What is required -
Repeat exactly the lines from the line with "Convert this diagram to TikZ code." to the line with "(7,594) -- (1296,594);", including both, and leave out any pictures.

━━━━━━━━

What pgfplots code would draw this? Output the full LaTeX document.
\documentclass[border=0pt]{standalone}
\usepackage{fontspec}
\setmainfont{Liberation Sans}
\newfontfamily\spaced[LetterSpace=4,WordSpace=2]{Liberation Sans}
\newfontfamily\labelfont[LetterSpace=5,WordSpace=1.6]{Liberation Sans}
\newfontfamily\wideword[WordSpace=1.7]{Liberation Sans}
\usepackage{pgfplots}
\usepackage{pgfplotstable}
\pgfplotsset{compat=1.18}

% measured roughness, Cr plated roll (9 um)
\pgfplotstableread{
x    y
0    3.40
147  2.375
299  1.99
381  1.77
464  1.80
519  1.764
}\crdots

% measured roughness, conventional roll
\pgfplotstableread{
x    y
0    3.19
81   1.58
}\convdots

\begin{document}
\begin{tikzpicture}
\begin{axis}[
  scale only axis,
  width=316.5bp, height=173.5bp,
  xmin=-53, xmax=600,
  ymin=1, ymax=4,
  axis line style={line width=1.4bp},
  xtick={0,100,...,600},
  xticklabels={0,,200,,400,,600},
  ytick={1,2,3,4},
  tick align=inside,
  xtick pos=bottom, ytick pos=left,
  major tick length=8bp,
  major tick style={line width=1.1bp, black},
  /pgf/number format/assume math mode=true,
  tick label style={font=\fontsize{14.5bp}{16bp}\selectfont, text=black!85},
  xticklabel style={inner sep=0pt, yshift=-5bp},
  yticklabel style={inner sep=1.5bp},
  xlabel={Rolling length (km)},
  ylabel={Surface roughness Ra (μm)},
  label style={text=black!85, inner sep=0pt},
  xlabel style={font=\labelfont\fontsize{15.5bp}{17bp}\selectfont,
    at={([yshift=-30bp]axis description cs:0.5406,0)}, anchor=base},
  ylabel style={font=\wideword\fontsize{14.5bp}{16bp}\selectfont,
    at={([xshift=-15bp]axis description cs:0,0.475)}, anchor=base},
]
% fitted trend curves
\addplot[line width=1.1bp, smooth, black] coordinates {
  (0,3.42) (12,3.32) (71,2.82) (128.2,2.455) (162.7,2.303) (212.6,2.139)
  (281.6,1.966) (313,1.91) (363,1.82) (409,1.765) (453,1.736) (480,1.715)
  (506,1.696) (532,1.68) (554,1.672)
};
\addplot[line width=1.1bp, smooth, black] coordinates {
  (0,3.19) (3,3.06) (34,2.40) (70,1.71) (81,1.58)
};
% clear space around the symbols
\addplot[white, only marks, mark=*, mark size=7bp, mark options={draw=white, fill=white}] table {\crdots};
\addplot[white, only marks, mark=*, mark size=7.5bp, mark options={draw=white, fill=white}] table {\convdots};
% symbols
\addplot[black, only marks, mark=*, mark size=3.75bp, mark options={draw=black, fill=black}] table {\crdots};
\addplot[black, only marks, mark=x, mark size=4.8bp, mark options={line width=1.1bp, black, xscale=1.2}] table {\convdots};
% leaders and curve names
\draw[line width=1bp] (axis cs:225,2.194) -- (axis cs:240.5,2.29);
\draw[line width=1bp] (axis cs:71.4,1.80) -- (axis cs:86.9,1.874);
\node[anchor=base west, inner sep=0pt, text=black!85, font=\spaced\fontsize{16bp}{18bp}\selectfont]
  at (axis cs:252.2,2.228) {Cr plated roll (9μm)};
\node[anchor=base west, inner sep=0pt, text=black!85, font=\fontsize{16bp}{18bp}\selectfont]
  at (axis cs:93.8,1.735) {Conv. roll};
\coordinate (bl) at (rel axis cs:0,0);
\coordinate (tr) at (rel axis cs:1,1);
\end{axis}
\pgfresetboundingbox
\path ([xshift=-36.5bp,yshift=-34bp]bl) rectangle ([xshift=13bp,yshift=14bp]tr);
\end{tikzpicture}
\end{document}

━━━━━━━━

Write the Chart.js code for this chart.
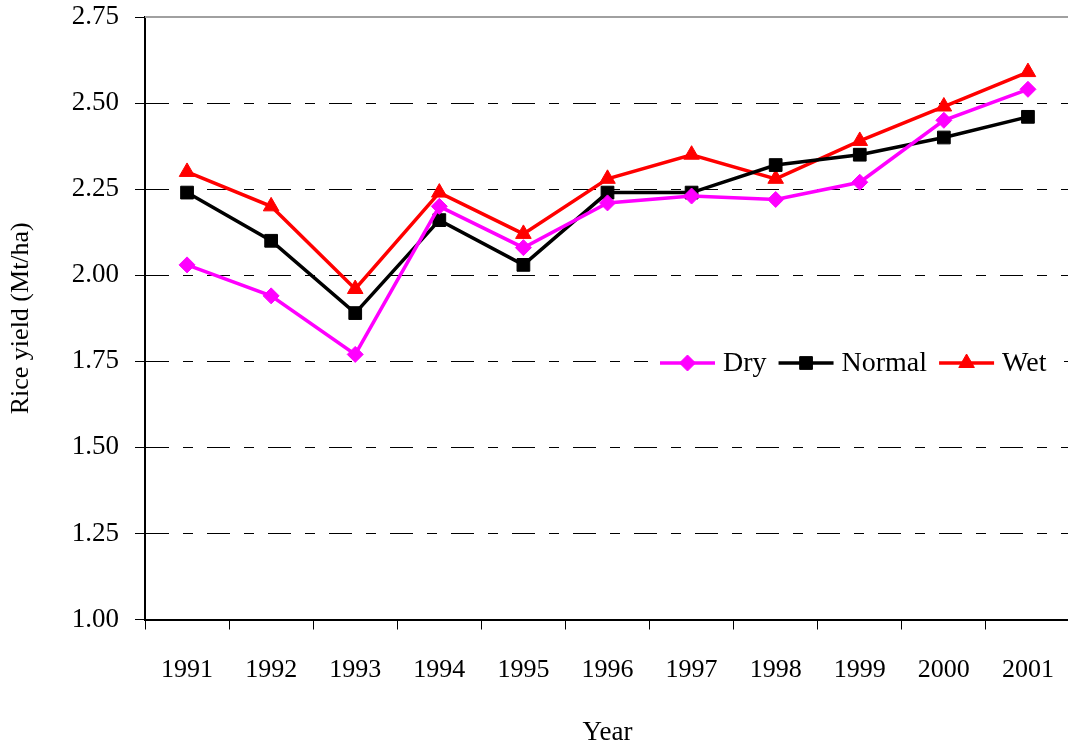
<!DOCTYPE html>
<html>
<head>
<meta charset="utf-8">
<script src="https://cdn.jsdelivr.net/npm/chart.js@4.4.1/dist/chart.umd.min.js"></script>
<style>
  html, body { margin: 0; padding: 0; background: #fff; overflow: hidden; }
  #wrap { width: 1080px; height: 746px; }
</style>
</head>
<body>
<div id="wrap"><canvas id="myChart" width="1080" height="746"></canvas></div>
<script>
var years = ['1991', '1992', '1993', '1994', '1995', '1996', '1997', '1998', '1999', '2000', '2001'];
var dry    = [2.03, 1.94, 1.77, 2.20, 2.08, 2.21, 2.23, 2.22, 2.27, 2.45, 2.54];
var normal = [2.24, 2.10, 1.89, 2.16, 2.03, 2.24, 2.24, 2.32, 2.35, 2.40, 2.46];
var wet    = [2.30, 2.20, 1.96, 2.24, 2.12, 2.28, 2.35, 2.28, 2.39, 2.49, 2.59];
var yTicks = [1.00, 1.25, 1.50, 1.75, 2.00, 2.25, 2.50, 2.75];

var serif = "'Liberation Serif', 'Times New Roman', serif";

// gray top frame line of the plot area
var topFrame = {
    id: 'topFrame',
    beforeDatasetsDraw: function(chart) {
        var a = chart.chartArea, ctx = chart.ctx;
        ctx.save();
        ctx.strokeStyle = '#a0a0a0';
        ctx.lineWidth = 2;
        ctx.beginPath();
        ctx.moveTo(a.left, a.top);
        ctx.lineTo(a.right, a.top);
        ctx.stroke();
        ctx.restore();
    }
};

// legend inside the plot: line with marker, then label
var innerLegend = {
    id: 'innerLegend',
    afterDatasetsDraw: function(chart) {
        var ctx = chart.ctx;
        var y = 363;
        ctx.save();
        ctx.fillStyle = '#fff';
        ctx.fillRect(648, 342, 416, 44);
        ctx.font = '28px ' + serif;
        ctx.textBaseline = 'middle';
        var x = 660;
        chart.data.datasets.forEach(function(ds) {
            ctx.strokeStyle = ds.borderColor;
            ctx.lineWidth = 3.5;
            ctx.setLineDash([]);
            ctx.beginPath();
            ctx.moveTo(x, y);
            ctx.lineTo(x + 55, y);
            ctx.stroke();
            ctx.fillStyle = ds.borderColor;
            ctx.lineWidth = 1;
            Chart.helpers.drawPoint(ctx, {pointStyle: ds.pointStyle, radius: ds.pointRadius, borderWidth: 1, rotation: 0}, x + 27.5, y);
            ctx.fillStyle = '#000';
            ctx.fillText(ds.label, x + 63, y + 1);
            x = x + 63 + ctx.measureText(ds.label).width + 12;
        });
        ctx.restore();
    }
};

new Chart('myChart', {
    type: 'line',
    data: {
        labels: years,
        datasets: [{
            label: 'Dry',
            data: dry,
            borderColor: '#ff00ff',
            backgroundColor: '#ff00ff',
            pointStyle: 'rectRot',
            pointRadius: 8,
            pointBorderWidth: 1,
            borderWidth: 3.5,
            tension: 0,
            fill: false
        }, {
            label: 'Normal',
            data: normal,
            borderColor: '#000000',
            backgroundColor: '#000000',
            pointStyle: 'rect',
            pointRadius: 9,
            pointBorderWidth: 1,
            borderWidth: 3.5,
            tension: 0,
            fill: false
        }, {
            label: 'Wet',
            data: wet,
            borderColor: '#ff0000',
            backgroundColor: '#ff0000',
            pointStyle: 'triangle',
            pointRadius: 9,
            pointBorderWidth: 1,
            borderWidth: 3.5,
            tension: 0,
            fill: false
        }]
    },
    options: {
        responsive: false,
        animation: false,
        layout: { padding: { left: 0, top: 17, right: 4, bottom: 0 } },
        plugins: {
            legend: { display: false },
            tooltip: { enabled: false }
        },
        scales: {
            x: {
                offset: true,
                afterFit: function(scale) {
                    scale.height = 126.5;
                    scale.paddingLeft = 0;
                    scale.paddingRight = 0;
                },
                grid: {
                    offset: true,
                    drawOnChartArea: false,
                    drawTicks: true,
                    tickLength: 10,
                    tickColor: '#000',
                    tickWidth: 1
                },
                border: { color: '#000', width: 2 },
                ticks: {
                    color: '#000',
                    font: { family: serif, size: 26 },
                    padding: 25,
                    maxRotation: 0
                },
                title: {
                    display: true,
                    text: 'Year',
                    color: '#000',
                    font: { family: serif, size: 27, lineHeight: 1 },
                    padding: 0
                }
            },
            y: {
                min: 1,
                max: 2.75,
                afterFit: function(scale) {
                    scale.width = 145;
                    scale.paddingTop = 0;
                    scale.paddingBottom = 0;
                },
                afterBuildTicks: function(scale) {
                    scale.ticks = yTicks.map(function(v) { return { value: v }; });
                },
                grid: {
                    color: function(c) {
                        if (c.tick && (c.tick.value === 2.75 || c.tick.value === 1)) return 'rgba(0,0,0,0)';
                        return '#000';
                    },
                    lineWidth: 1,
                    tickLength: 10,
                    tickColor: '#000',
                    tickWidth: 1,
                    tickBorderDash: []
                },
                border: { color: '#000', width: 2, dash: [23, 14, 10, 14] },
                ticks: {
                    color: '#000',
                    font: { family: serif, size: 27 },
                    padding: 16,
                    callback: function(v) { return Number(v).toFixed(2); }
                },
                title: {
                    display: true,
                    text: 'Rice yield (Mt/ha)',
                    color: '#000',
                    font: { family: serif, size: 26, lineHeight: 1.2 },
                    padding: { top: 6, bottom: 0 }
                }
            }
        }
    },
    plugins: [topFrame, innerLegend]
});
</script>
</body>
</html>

━━━━━━━━

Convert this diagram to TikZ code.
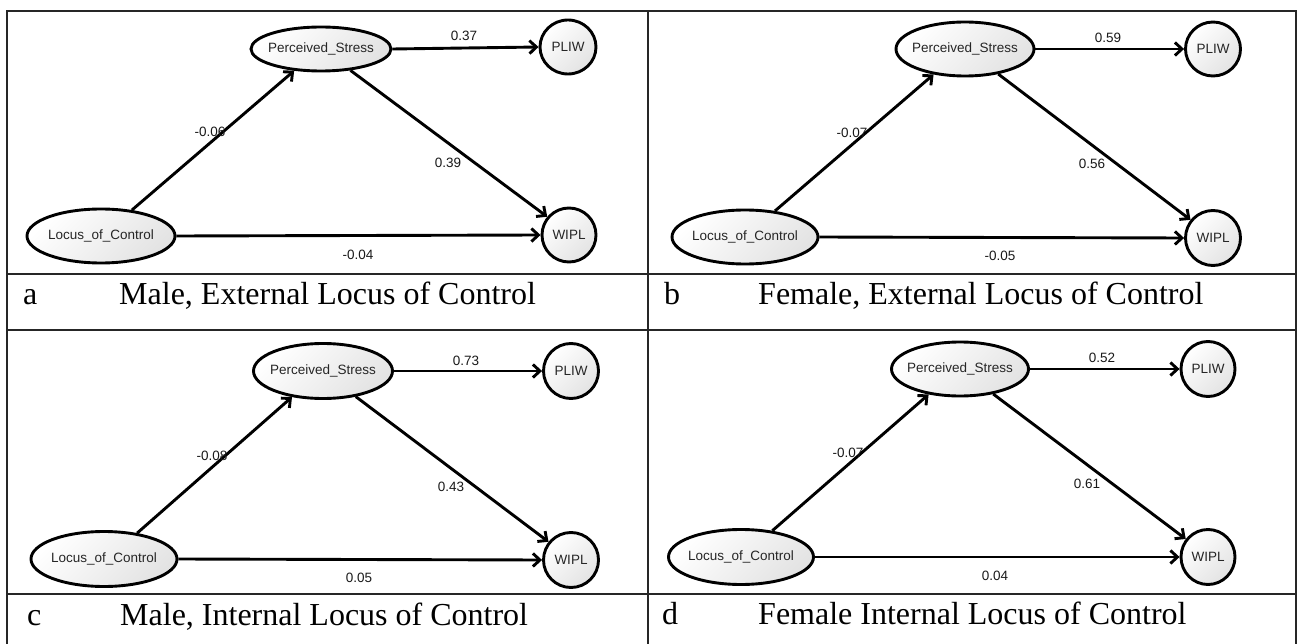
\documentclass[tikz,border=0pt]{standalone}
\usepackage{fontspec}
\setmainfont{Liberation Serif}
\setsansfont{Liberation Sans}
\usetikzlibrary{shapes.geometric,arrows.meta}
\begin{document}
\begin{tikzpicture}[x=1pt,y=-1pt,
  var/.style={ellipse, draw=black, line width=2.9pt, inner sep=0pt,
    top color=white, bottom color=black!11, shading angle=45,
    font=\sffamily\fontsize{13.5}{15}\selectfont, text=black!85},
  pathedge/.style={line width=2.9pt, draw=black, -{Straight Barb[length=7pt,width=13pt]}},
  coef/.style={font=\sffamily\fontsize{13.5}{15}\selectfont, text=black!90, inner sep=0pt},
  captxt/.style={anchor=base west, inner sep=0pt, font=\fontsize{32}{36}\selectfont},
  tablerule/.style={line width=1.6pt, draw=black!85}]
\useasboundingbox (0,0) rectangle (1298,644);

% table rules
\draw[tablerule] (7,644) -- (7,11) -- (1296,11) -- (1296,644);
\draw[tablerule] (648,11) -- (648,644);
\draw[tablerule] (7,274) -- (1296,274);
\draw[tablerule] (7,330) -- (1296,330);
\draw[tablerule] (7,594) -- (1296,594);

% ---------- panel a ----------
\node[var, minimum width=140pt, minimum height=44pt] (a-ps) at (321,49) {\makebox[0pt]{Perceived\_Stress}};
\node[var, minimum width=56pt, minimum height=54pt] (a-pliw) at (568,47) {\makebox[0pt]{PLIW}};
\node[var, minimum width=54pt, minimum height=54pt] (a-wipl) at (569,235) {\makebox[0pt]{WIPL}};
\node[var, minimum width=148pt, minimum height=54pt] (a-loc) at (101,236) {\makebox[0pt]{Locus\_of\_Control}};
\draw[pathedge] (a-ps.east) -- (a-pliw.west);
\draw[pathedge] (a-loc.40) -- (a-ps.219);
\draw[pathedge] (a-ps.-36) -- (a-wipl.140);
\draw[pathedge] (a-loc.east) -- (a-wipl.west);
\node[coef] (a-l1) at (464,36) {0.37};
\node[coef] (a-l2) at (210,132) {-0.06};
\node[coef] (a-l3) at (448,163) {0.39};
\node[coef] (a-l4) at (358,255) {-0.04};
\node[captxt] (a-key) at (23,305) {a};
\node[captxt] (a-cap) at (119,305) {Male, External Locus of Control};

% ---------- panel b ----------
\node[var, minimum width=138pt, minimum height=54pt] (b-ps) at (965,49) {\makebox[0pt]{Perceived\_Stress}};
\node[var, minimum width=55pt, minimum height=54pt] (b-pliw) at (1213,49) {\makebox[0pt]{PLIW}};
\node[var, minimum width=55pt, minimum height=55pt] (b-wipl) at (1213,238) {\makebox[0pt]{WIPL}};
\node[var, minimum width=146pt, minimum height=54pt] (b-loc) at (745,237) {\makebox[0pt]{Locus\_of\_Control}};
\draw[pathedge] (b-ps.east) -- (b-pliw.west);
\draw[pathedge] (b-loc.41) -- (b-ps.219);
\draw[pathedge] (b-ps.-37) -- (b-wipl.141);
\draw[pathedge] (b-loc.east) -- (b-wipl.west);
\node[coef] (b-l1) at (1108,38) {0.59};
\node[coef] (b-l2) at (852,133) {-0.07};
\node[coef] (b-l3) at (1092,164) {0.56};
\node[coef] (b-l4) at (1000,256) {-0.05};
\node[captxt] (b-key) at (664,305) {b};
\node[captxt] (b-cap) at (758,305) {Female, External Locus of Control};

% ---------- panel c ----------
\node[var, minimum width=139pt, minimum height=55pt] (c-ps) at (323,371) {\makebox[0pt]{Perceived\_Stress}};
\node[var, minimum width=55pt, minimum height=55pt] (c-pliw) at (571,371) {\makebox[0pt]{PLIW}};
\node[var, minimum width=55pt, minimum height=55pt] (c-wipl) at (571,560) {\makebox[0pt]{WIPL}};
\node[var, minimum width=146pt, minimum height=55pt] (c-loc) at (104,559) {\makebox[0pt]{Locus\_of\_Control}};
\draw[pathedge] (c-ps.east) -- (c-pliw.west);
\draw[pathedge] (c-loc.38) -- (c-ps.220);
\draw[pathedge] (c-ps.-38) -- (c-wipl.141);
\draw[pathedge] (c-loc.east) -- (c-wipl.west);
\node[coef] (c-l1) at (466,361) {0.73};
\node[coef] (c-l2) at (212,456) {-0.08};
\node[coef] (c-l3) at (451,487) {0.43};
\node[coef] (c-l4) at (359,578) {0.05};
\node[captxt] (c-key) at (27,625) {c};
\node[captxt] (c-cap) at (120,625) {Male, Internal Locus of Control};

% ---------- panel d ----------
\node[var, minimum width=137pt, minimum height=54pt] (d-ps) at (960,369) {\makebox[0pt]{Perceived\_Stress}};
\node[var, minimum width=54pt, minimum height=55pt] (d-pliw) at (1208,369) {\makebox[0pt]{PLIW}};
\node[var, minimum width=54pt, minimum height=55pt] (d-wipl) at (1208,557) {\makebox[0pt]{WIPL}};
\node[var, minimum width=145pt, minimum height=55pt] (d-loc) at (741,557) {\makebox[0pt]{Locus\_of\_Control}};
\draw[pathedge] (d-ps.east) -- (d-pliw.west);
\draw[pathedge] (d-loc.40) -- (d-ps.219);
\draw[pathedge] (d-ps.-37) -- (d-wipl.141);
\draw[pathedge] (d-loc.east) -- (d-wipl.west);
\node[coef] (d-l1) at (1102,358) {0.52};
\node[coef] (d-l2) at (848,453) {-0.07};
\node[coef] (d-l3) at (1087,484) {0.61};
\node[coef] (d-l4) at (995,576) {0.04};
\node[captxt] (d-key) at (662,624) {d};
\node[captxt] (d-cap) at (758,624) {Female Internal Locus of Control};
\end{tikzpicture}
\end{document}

━━━━━━━━

Response for this exercise -
Convert this diagram to TikZ code.
\documentclass[tikz,border=0pt]{standalone}
\usepackage{fontspec}
\setmainfont{Liberation Serif}
\setsansfont{Liberation Sans}
\usetikzlibrary{shapes.geometric,arrows.meta}
\begin{document}
\begin{tikzpicture}[x=1pt,y=-1pt,
  var/.style={ellipse, draw=black, line width=2.9pt, inner sep=0pt,
    top color=white, bottom color=black!11, shading angle=45,
    font=\sffamily\fontsize{13.5}{15}\selectfont, text=black!85},
  pathedge/.style={line width=2.9pt, draw=black, -{Straight Barb[length=7pt,width=13pt]}},
  coef/.style={font=\sffamily\fontsize{13.5}{15}\selectfont, text=black!90, inner sep=0pt},
  captxt/.style={anchor=base west, inner sep=0pt, font=\fontsize{32}{36}\selectfont},
  tablerule/.style={line width=1.6pt, draw=black!85}]
\useasboundingbox (0,0) rectangle (1298,644);

% table rules
\draw[tablerule] (7,644) -- (7,11) -- (1296,11) -- (1296,644);
\draw[tablerule] (648,11) -- (648,644);
\draw[tablerule] (7,274) -- (1296,274);
\draw[tablerule] (7,330) -- (1296,330);
\draw[tablerule] (7,594) -- (1296,594);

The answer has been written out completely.